Using Your Annual Planning Process to Ensure Great Sales Results in 2018

Salesforce
Salesforce for Sales
2 min readDec 1, 2017

Jason Jordan, Partner, Vantage Point Performance

One of the biggest deficiencies that we see in many sales forces is a lack of alignment among corporate goals, sales objectives, and sales force behaviors. The three are frequently allowed to operate independently with the tacit (and often faulty) assumption that they are all in alignment and working toward a common end. At no time of the year is this independence more pronounced than in fiscal Q4, when senior executives, sales leaders, and salespeople are busy with their own respective tasks.
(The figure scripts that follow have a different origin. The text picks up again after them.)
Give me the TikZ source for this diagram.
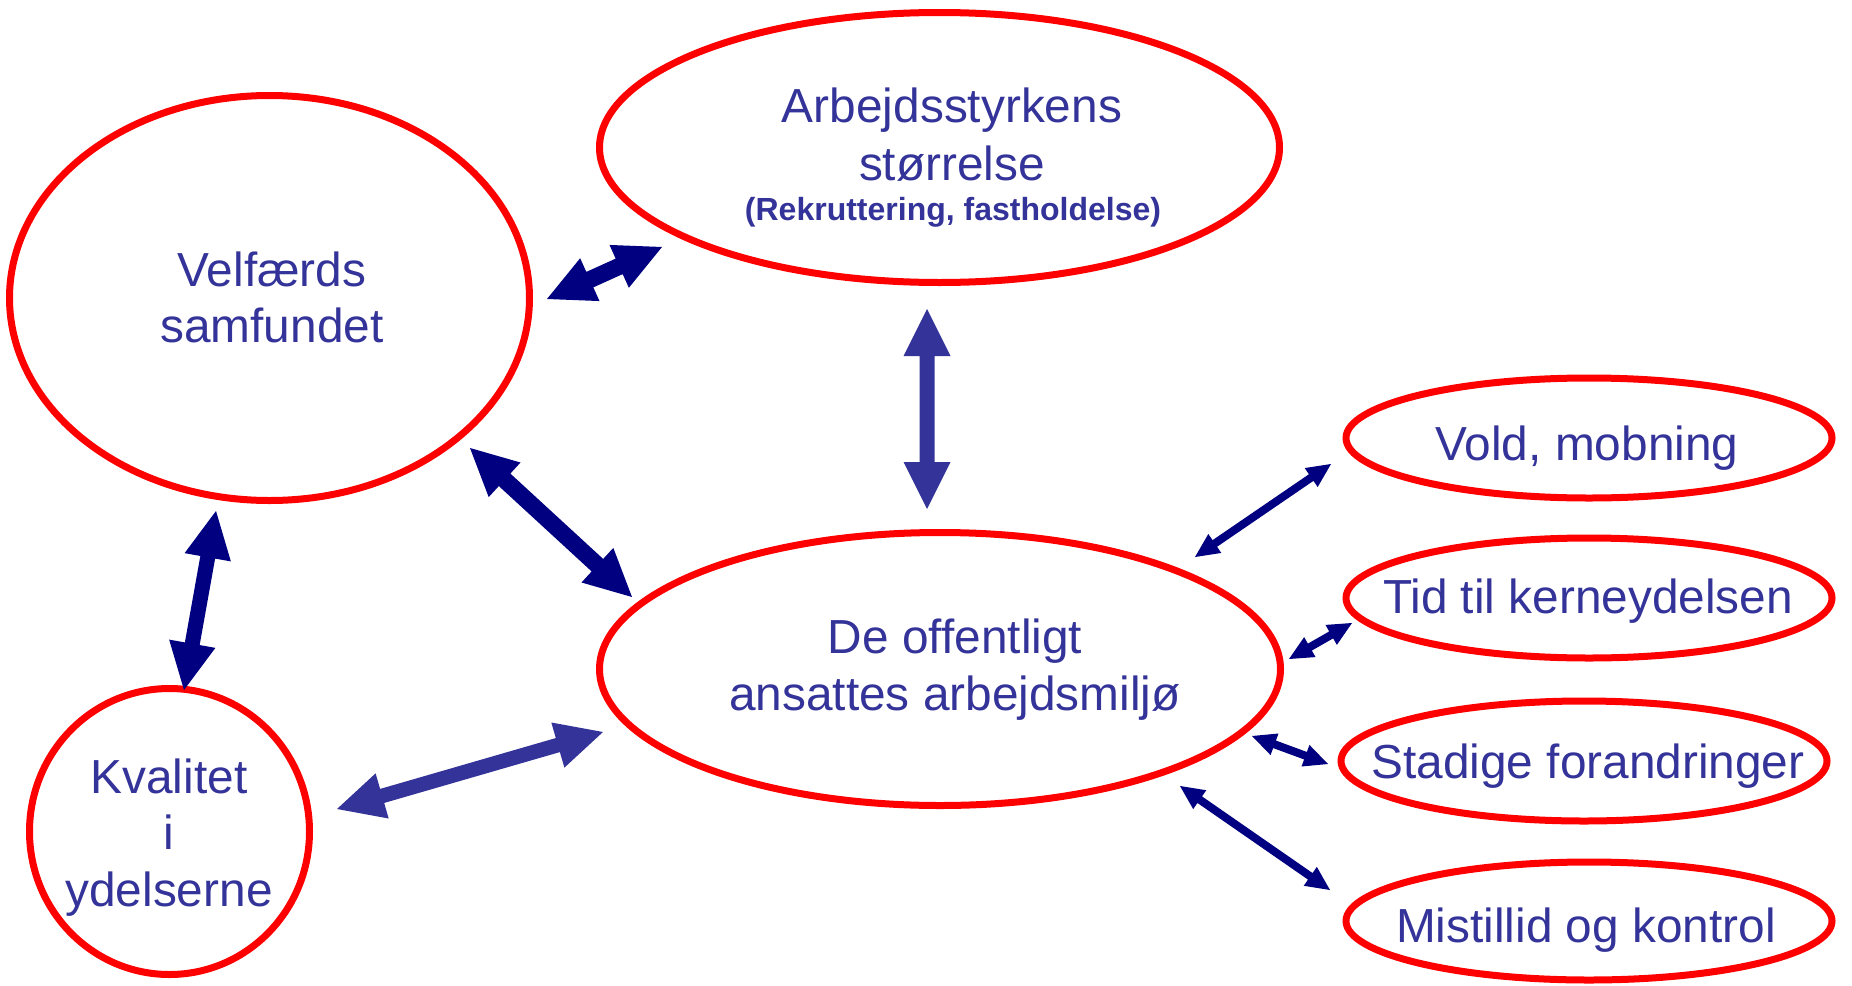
\documentclass[tikz,border=0pt]{standalone}
\usepackage{fontspec}
\setmainfont{Liberation Sans}
\usetikzlibrary{calc,shapes.geometric}
\definecolor{ringred}{HTML}{FF0000}
\definecolor{navy}{HTML}{000080}
\definecolor{inkblue}{HTML}{333399}

% filled block arrow with a head at both ends:
% #1 colour, #2 first end, #3 second end, #4 half shaft width,
% #5 head length, #6 half head width
\newcommand\twoheaded[6]{%
  \path ($(#2)!#5!(#3)$) coordinate (hA) ($(#3)!#5!(#2)$) coordinate (hB);
  \fill[#1] (#2) -- ($(hA)!#6!90:(#3)$) -- ($(hA)!#4!90:(#3)$)
    -- ($(hB)!#4!-90:(#2)$) -- ($(hB)!#6!-90:(#2)$) -- (#3)
    -- ($(hB)!#6!90:(#2)$) -- ($(hB)!#4!90:(#2)$)
    -- ($(hA)!#4!-90:(#3)$) -- ($(hA)!#6!-90:(#3)$) -- cycle;}

\tikzset{
  ring/.style={ellipse, draw=ringred, line width=7pt, inner sep=0pt},
  lbl/.style={text=inkblue, font=\fontsize{47.8}{57}\selectfont, align=center,
    inner sep=0pt, anchor=base},
  sublbl/.style={text=inkblue, font=\fontsize{32}{38}\selectfont\bfseries,
    inner sep=0pt, anchor=base}
}

\begin{document}
\begin{tikzpicture}[x=1pt, y=-1pt]
\useasboundingbox (0,0) rectangle (1852,985);

% ellipses
\node[ring, minimum width=520pt, minimum height=405pt] (velf) at (269.5,298) {};
\node[ring, minimum width=680pt, minimum height=270pt] (arb) at (939.5,147.5) {};
\node[ring, minimum width=681pt, minimum height=273pt] (off) at (940,669) {};
\node[ring, minimum width=280pt, minimum height=286pt] (kval) at (169.5,831.5) {};
\node[ring, minimum width=486pt, minimum height=120pt] (vold) at (1589,438) {};
\node[ring, minimum width=486pt, minimum height=120pt] (tid) at (1589,598) {};
\node[ring, minimum width=486pt, minimum height=120pt] (stad) at (1584,761) {};
\node[ring, minimum width=486pt, minimum height=118pt] (mist) at (1589,921) {};

% texts
\node[lbl] (velfT1) at (272,286) {Velfærds};
\node[lbl] (velfT2) at (272,342) {samfundet};
\node[lbl] (arbT1) at (952,122) {Arbejdsstyrkens};
\node[lbl] (arbT2) at (952,180) {størrelse};
\node[sublbl] (arbT3) at (953,220) {(Rekruttering, fastholdelse)};
\node[lbl] (offT1) at (955,653) {De offentligt};
\node[lbl] (offT2) at (955,710) {ansattes arbejdsmiljø};
\node[lbl] (kvalT1) at (169,793) {Kvalitet};
\node[lbl] (kvalT2) at (169,849) {i};
\node[lbl] (kvalT3) at (169,906) {ydelserne};
\node[lbl] (voldT) at (1587,460) {Vold, mobning};
\node[lbl] (tidT) at (1588,613) {Tid til kerneydelsen};
\node[lbl] (stadT) at (1588,778) {Stadige forandringer};
\node[lbl] (mistT) at (1586,942) {Mistillid og kontrol};

% arrow ends
\coordinate (velfArbA) at (547,299);  \coordinate (velfArbB) at (662,247);
\coordinate (arbOffA) at (927,309);   \coordinate (arbOffB) at (927,509);
\coordinate (velfOffA) at (470,448);  \coordinate (velfOffB) at (632,597);
\coordinate (kvalOffA) at (337,809);  \coordinate (kvalOffB) at (603,732);
\coordinate (velfKvalA) at (216,511); \coordinate (velfKvalB) at (184,690);
\coordinate (voldA) at (1331,464);    \coordinate (voldB) at (1195,557);
\coordinate (tidA) at (1352,623);     \coordinate (tidB) at (1289,659);
\coordinate (stadA) at (1252,736);    \coordinate (stadB) at (1328,764);
\coordinate (mistA) at (1180,786);    \coordinate (mistB) at (1330,890);

% large arrows
\twoheaded{navy}{velfArbA}{velfArbB}{8.5pt}{47pt}{23.5pt}
\twoheaded{inkblue}{arbOffA}{arbOffB}{7.5pt}{47pt}{23.5pt}
\twoheaded{navy}{velfOffA}{velfOffB}{8.5pt}{47pt}{23.5pt}
\twoheaded{inkblue}{kvalOffA}{kvalOffB}{7.3pt}{47pt}{23.5pt}
\twoheaded{navy}{velfKvalA}{velfKvalB}{7.5pt}{47pt}{23.5pt}

% small arrows
\twoheaded{navy}{voldA}{voldB}{4pt}{24pt}{11.5pt}
\twoheaded{navy}{tidA}{tidB}{4pt}{24pt}{11.5pt}
\twoheaded{navy}{stadA}{stadB}{4pt}{24pt}{11.5pt}
\twoheaded{navy}{mistA}{mistB}{4pt}{24pt}{11.5pt}
\end{tikzpicture}
\end{document}
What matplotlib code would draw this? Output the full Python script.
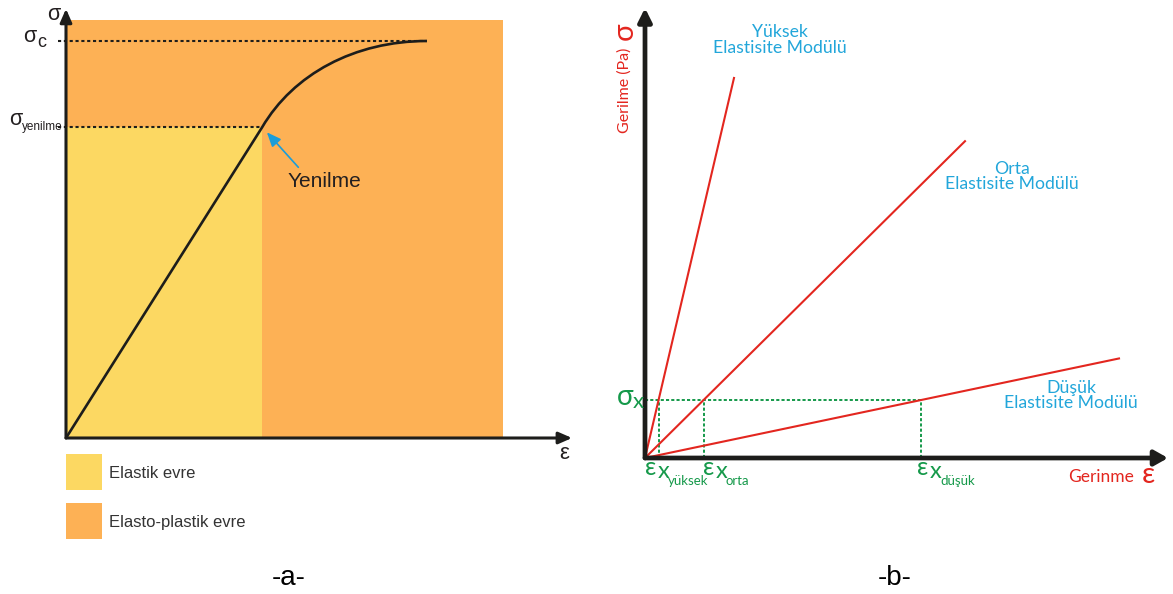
"""Stress-strain sketch: yield zones (a) and elastic moduli comparison (b)."""

import matplotlib.pyplot as plt
from matplotlib.patches import PathPatch, Rectangle
from matplotlib.path import Path

# -a- strain normalised to the end of the plastic zone, stress to sigma_c
eps_yield, sigma_yield = 0.449, 0.783
eps_c, sigma_c = 0.826, 1.0
hardening_ctrl = [(0.52, 0.916), (0.66, 1.0)]
zone_eps_end = 1.0
zone_sigma_top = 1.053
axis_a_end = (1.158, 1.081)
zone_labels = ["Elastik evre", "Elasto-plastik evre"]
zone_colors = ["#FCD862", "#FDB155"]

# -b- three materials loaded to the same stress sigma_x
modulus_names = ["Yüksek", "Orta", "Düşük"]
modulus_subs = ["yüksek", "orta", "düşük"]
moduli = [4.27, 0.99, 0.21]
line_eps_end = [0.89, 3.20, 4.74]
sigma_x = 0.58
axis_b_end = (5.23, 4.50)

INK = "#1d1d1b"
RED = "#E3261F"
BLUE = "#22A6DA"
GREEN = "#15994A"
FONT_A = ["Liberation Sans", "DejaVu Sans"]
FONT_B = ["Lato", "DejaVu Sans"]


def axis_arrow(ax, end, lw, head):
    style = f"-|>,head_length={head[0]},head_width={head[1]}"
    ax.annotate("", xy=end, xytext=(0, 0), annotation_clip=False,
                arrowprops=dict(arrowstyle=style, lw=lw, color=INK, shrinkA=0,
                                shrinkB=0, mutation_scale=10))


def put(ax, text, xy, offset, **kw):
    return ax.annotate(text, xy=xy, xytext=offset, textcoords="offset pixels",
                       annotation_clip=False, **kw)


fig = plt.figure(figsize=(11.73, 5.94), dpi=100)

# ---------------- -a- ----------------
ax_a = fig.add_axes([0, 0, 590 / 1173, 1])
ax_a.set_xlim(-66 / 437, 524 / 437)
ax_a.set_ylim(-156 / 397, 438 / 397)
ax_a.axis("off")

ax_a.add_patch(Rectangle((0, 0), zone_eps_end, zone_sigma_top, fc=zone_colors[1], ec="none"))
ax_a.add_patch(Rectangle((0, 0), eps_yield, sigma_yield, fc=zone_colors[0], ec="none"))

dotted = dict(color=INK, lw=1.5, ls=(0, (1.5, 1.3)))
ax_a.plot([-0.018, eps_c], [sigma_c, sigma_c], **dotted)
ax_a.plot([-0.018, eps_yield], [sigma_yield, sigma_yield], **dotted)

verts = [(0, 0), (eps_yield, sigma_yield), *hardening_ctrl, (eps_c, sigma_c)]
codes = [Path.MOVETO, Path.LINETO, Path.CURVE4, Path.CURVE4, Path.CURVE4]
ax_a.add_patch(PathPatch(Path(verts, codes), fill=False, ec=INK, lw=1.9))

axis_arrow(ax_a, (0, axis_a_end[1]), 2.2, (0.8, 0.35))
axis_arrow(ax_a, (axis_a_end[0], 0), 2.2, (0.8, 0.35))

ax_a.annotate("Yenilme", xy=(eps_yield, sigma_yield), xytext=(25, -60),
              textcoords="offset pixels", ha="left", va="baseline", fontsize=15,
              family=FONT_A, color="#231F20",
              arrowprops=dict(arrowstyle="-|>,head_length=0.86,head_width=0.36",
                              color="#1B9DD9", lw=1.2, relpos=(0.21, 1.0),
                              shrinkA=2, shrinkB=5, mutation_scale=10))

txt_a = dict(family=FONT_A, color="#231F20")
put(ax_a, "σ", (0, axis_a_end[1]), (-12, -11), ha="center", va="baseline", fontsize=15.5, **txt_a)
put(ax_a, "σ", (0, sigma_c), (-30, -1), ha="right", va="baseline", fontsize=15.5, **txt_a)
put(ax_a, "c", (0, sigma_c), (-29, -6), ha="left", va="baseline", fontsize=13, **txt_a)
put(ax_a, "σ", (0, sigma_yield), (-44, 2), ha="right", va="baseline", fontsize=15.5, **txt_a)
put(ax_a, "yenilme", (0, sigma_yield), (-44, -3), ha="left", va="baseline", fontsize=8.5, **txt_a)
put(ax_a, "ε", (axis_a_end[0], 0), (-8, -21), ha="center", va="baseline", fontsize=16, **txt_a)

# zone legend, laid out in figure inches
for i, (label, color) in enumerate(zip(zone_labels, zone_colors)):
    top = 4.54 + 0.49 * i
    fig.add_artist(Rectangle((0.66, 5.94 - top - 0.36), 0.36, 0.36,
                             transform=fig.dpi_scale_trans, fc=color, ec="none"))
    fig.text(1.09, 5.94 - top - 0.24, label, transform=fig.dpi_scale_trans,
             ha="left", va="baseline", fontsize=12, family=FONT_A, color="#333333")

fig.text(289 / 1173, 9 / 594, "-a-", ha="center", va="baseline", fontsize=20, family=FONT_A)

# ---------------- -b- ----------------
ax_b = fig.add_axes([590 / 1173, 0, 583 / 1173, 1])
ax_b.set_xlim(-0.55, 5.28)
ax_b.set_ylim(-1.36, 4.58)
ax_b.axis("off")

eps_x = [sigma_x / E for E in moduli]
green_dots = dict(color=GREEN, lw=1.4, ls=(0, (1.6, 1.1)))
ax_b.plot([0, max(eps_x)], [sigma_x, sigma_x], **green_dots)
for e in eps_x:
    ax_b.plot([e, e], [0, sigma_x], **green_dots)

for E, end in zip(moduli, line_eps_end):
    ax_b.plot([0, end], [0, E * end], color=RED, lw=1.5)

axis_arrow(ax_b, (0, axis_b_end[1]), 3.4, (0.8, 0.4))
axis_arrow(ax_b, (axis_b_end[0], 0), 3.4, (0.8, 0.45))

name_offsets = [(46, 38), (47, -35), (-48, -37)]
for name, E, end, off in zip(modulus_names, moduli, line_eps_end, name_offsets):
    put(ax_b, f"{name}\nElastisite Modülü", (end, E * end), off, ha="center",
        va="center", multialignment="center", linespacing=0.95, fontsize=12.7,
        family=FONT_B, color=BLUE)

txt_g = dict(family=FONT_B, color=GREEN, ha="left", va="baseline")
label_shift = [-14, -1, -4]
for e, sub, shift in zip(eps_x, modulus_subs, label_shift):
    put(ax_b, "ε", (e, 0), (shift, -17), fontsize=18, **txt_g)
    put(ax_b, "x", (e, 0), (shift + 13, -20), fontsize=17, **txt_g)
    put(ax_b, sub, (e, 0), (shift + 23, -27), fontsize=9.5, **txt_g)

put(ax_b, "σ", (0, sigma_x), (-12, -5), family=FONT_B, color=GREEN, ha="right",
    va="baseline", fontsize=20)
put(ax_b, "x", (0, sigma_x), (-12, -8), fontsize=16, **txt_g)

put(ax_b, "Gerilme (Pa)", (0, axis_b_end[1]), (-20, -125), rotation=90, ha="center",
    va="bottom", fontsize=11.5, family=FONT_B, color=RED)
put(ax_b, "σ", (0, axis_b_end[1]), (-20, -23), rotation=90, ha="center", va="center",
    fontsize=21, family=FONT_B, color=RED)

put(ax_b, "Gerinme", (axis_b_end[0], 0), (-100, -24), ha="left", va="baseline",
    fontsize=12.5, family=FONT_B, color=RED)
put(ax_b, "ε", (axis_b_end[0], 0), (-26, -25), ha="left", va="baseline",
    fontsize=21, family=FONT_B, color=RED)

fig.text(895 / 1173, 9 / 594, "-b-", ha="center", va="baseline", fontsize=20, family=FONT_A)

fig.savefig("out.png", dpi=100)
In Search of Organizational Alignment

In the final few months of the year, different teams within organizations are all busy trying to manage a flurry of separate tasks that must be completed before the year’s end. As the new year approaches, there will undoubtedly be fresh plans, budgets, and targets for everyone. But will these pieces be integrated and aligned? Will the top, middle, and bottom layers of the organization really perform as one?

Engineering Success

One of the keys to aligning an organization from top to bottom is to align the metrics that each level uses to measure success. If you follow Vantage Point’s research, you know we contend that there are three distinct levels of metrics that can (and should) be used to measure and manage a sales force.

First, there are business results such as revenue, market share, or customer satisfaction that are viewed at the company level and used to report the overall health of the organization. Second, there are sales objectives — metrics such as customer retention, new product sales, deal win rates, and other benchmarks that constitute the sales force’s success at achieving specific goals. And finally, there are sales activities. These are measures such as the volume of sales calls made, number of customers assigned to each seller, percentage of salespeople using CRM tools, or the amount of training provided to the sales force. These are the activities sales managers and salespeople actually do to fulfill business objectives and attain business results. Establishing formal linkages among business results, sales objectives, and sales activities is the key to ensuring focused execution in the field that will lead directly to the achievement of the company’s overall goals. Align these metrics, and your company’s sales force will be on the path to success.